Provided data.
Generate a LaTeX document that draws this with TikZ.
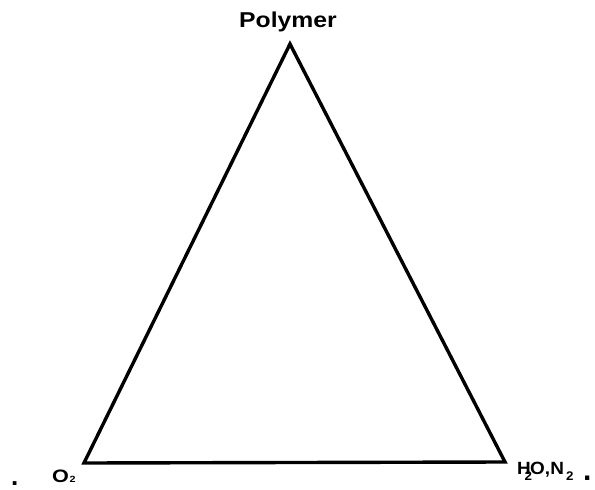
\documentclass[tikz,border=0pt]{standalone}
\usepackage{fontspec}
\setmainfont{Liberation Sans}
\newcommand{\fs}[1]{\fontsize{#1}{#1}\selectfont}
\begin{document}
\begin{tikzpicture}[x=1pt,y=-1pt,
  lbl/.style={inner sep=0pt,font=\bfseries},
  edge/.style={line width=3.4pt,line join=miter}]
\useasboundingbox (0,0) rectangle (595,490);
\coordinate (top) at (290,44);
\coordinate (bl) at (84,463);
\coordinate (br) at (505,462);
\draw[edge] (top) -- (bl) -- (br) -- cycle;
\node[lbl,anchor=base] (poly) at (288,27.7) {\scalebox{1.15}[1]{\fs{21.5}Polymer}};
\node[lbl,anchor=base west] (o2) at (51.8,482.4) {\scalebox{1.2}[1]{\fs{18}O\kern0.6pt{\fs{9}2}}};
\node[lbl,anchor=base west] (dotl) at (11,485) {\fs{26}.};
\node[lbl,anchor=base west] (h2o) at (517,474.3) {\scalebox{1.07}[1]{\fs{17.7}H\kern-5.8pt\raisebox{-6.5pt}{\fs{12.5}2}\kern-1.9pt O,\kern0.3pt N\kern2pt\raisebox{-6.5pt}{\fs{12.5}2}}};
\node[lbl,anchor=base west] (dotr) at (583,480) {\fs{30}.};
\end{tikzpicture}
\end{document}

Work to complete. Quote the material word for word, dropping any images it holds.

Answer to this problem.
Generate a LaTeX document that draws this with TikZ.
\documentclass[tikz,border=0pt]{standalone}
\usepackage{fontspec}
\setmainfont{Liberation Sans}
\newcommand{\fs}[1]{\fontsize{#1}{#1}\selectfont}
\begin{document}
\begin{tikzpicture}[x=1pt,y=-1pt,
  lbl/.style={inner sep=0pt,font=\bfseries},
  edge/.style={line width=3.4pt,line join=miter}]
\useasboundingbox (0,0) rectangle (595,490);
\coordinate (top) at (290,44);
\coordinate (bl) at (84,463);
\coordinate (br) at (505,462);
\draw[edge] (top) -- (bl) -- (br) -- cycle;
\node[lbl,anchor=base] (poly) at (288,27.7) {\scalebox{1.15}[1]{\fs{21.5}Polymer}};
\node[lbl,anchor=base west] (o2) at (51.8,482.4) {\scalebox{1.2}[1]{\fs{18}O\kern0.6pt{\fs{9}2}}};
\node[lbl,anchor=base west] (dotl) at (11,485) {\fs{26}.};
\node[lbl,anchor=base west] (h2o) at (517,474.3) {\scalebox{1.07}[1]{\fs{17.7}H\kern-5.8pt\raisebox{-6.5pt}{\fs{12.5}2}\kern-1.9pt O,\kern0.3pt N\kern2pt\raisebox{-6.5pt}{\fs{12.5}2}}};
\node[lbl,anchor=base west] (dotr) at (583,480) {\fs{30}.};
\end{tikzpicture}
\end{document}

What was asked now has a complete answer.